**Records shown**
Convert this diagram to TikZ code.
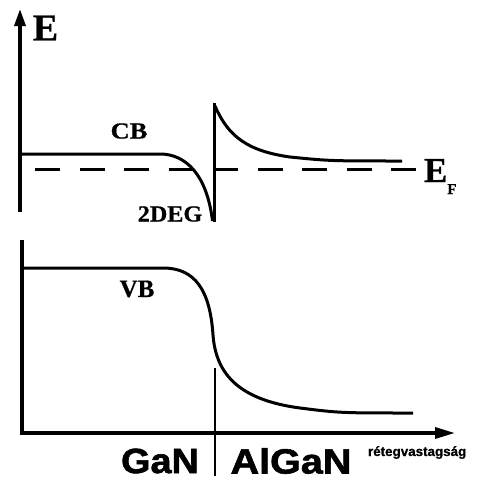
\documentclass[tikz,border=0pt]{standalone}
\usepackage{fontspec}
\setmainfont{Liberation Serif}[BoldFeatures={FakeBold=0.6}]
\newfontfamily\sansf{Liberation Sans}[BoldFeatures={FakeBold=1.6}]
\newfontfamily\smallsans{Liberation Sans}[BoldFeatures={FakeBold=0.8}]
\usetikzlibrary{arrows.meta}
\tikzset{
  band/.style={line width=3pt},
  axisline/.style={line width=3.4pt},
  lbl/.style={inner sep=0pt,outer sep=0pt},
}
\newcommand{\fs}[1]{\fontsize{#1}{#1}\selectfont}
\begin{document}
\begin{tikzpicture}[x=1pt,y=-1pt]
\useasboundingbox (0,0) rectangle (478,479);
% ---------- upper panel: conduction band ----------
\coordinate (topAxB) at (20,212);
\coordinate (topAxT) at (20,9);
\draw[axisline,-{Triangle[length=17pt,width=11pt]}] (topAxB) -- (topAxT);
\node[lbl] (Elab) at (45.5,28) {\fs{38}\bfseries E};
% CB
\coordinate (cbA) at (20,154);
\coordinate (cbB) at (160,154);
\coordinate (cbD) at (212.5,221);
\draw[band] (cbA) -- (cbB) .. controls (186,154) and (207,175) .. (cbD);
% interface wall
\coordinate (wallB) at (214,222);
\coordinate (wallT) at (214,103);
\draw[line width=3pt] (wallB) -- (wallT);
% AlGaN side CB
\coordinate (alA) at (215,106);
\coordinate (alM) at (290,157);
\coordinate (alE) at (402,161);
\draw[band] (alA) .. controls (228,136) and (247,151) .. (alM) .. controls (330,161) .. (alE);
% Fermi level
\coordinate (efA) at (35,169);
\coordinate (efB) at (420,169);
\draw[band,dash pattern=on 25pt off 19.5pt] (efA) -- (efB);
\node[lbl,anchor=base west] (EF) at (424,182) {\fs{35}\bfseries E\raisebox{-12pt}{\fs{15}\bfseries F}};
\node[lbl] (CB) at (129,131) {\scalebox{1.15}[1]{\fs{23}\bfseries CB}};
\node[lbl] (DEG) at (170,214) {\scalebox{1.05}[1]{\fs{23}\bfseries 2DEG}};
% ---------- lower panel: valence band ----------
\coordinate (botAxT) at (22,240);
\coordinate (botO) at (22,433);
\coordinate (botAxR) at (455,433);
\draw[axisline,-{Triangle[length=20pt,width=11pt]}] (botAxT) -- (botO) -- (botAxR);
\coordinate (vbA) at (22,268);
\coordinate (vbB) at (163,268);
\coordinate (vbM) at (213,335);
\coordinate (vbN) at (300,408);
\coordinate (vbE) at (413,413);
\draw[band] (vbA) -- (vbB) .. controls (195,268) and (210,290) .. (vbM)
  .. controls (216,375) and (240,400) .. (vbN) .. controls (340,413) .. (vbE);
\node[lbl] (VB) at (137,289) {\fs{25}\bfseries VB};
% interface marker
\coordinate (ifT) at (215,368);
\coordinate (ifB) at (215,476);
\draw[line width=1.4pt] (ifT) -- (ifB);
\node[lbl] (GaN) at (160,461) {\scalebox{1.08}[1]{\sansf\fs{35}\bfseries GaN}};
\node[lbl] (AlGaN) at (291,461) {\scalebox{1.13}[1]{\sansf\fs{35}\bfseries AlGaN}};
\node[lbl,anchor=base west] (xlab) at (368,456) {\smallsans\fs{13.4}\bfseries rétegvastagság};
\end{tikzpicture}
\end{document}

---

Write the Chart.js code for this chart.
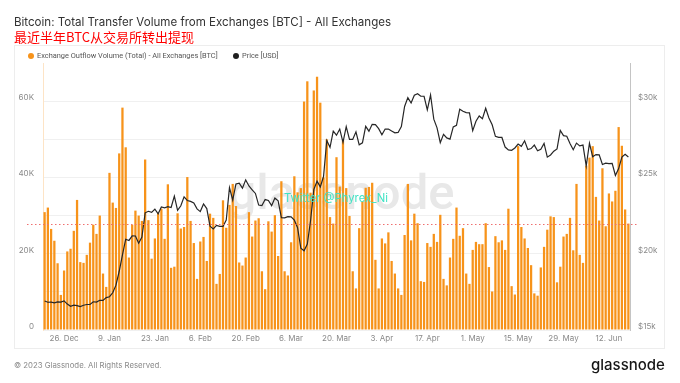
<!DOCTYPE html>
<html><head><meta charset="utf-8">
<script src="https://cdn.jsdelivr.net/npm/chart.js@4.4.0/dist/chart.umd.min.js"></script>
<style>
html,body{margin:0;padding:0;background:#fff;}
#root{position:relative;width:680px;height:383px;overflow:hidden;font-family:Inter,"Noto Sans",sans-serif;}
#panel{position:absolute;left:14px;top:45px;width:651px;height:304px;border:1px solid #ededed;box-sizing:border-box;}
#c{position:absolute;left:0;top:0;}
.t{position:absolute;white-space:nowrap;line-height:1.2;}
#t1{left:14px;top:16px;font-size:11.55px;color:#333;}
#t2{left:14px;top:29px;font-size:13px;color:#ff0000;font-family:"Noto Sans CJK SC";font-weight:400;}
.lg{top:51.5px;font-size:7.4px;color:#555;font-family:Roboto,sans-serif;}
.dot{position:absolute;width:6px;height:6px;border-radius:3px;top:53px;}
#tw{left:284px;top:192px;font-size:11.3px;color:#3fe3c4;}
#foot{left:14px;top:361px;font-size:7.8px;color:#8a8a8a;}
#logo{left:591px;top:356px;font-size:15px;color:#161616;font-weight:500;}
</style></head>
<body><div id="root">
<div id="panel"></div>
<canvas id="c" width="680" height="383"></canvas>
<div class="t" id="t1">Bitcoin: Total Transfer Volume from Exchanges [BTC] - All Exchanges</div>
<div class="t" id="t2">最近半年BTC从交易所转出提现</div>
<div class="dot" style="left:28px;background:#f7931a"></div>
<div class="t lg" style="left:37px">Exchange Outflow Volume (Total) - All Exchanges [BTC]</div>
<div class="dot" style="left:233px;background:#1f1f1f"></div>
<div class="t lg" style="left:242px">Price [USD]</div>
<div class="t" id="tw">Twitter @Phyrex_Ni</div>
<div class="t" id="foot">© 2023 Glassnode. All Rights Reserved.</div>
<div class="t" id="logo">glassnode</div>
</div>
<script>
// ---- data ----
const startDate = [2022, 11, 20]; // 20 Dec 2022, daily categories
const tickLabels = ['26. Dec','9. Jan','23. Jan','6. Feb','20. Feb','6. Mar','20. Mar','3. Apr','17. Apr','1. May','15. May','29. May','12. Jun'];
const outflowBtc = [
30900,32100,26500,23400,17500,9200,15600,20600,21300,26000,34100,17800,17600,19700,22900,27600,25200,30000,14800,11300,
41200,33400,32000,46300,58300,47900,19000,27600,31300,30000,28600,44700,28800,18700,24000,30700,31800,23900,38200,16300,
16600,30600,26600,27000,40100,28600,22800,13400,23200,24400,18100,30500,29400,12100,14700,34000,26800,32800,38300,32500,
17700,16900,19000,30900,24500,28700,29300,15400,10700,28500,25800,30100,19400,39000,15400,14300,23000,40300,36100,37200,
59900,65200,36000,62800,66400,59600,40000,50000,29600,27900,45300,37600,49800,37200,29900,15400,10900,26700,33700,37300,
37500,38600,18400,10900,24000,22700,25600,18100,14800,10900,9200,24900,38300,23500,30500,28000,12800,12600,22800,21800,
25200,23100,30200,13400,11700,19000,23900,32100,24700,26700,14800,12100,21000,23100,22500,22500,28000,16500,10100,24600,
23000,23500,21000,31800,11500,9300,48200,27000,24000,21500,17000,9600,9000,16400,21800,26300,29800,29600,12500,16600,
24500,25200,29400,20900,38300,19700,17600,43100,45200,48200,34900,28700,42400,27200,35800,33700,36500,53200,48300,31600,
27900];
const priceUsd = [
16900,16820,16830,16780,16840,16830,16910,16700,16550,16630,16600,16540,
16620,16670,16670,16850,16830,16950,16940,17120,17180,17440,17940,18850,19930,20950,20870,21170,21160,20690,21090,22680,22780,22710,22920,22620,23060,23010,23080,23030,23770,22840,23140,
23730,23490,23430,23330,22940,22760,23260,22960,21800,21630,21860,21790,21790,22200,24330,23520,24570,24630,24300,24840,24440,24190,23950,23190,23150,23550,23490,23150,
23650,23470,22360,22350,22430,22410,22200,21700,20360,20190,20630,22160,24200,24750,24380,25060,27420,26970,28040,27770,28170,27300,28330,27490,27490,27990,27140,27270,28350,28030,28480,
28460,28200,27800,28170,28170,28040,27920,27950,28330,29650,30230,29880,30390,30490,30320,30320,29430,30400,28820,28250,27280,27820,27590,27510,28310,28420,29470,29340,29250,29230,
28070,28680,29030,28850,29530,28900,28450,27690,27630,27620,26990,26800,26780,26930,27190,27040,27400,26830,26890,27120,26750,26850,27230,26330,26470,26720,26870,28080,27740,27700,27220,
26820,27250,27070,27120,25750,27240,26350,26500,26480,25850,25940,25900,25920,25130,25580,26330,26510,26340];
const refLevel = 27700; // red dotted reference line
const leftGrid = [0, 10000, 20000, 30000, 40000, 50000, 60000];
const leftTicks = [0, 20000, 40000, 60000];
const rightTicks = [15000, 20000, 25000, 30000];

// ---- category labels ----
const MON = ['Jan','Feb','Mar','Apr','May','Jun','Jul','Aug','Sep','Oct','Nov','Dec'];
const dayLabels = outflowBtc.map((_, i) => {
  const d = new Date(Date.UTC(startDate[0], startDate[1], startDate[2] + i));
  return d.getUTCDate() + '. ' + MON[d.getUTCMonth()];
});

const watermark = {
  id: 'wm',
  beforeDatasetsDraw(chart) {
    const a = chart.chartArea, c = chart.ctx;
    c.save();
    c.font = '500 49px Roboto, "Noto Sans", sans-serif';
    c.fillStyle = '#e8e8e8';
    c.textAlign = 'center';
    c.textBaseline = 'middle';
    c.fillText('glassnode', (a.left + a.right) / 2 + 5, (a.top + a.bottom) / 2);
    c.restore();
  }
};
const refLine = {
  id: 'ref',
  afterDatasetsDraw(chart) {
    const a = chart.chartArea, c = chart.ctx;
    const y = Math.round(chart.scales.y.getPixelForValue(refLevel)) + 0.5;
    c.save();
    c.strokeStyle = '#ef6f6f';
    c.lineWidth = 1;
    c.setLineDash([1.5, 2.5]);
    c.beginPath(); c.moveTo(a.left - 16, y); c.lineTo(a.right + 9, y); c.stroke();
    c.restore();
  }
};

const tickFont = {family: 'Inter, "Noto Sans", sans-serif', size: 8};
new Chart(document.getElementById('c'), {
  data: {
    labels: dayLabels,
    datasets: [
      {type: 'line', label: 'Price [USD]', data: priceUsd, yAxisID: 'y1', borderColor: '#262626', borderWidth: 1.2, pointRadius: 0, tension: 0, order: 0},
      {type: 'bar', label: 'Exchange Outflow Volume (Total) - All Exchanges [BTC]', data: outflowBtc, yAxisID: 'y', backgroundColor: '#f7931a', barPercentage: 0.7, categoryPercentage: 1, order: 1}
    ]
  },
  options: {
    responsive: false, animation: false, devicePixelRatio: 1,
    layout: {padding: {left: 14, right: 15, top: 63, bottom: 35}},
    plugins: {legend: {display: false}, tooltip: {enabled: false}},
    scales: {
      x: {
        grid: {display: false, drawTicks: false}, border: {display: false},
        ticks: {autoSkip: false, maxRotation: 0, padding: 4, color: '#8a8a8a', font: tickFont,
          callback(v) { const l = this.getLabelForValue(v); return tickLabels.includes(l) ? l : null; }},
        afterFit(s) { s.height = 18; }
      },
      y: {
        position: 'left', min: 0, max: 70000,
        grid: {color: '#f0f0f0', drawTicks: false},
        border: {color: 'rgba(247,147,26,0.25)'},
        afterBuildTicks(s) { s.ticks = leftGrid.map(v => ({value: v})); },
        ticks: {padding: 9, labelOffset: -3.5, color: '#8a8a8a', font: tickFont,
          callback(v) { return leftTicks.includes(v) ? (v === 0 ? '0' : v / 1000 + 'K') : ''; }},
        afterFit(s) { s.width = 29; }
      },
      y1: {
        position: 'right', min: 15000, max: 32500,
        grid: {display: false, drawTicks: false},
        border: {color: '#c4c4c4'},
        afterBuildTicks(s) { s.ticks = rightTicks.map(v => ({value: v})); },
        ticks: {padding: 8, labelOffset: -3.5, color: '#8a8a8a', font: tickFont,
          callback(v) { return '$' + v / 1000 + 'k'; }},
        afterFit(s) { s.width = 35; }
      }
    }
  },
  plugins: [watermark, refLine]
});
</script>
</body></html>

...

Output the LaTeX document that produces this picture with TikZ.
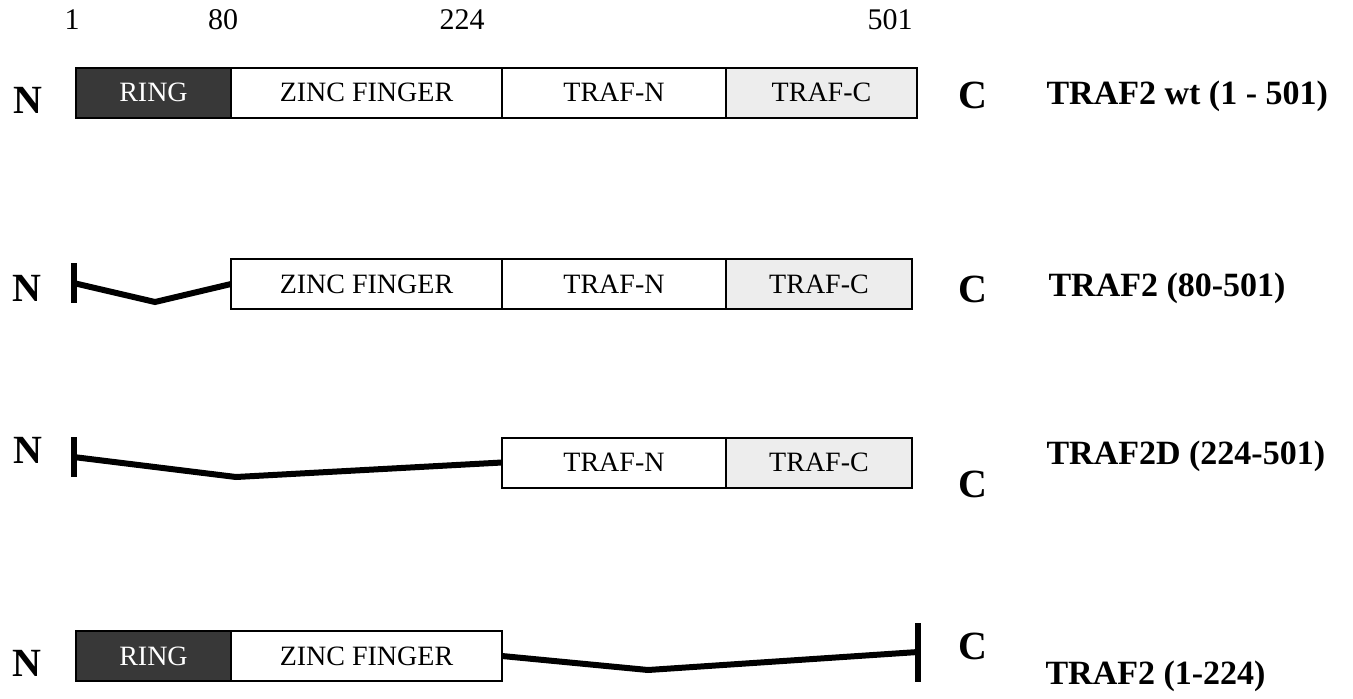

**Given request**
In how many lines does the word "this" appear? Respond with the number alone.

**Completed exercise**
4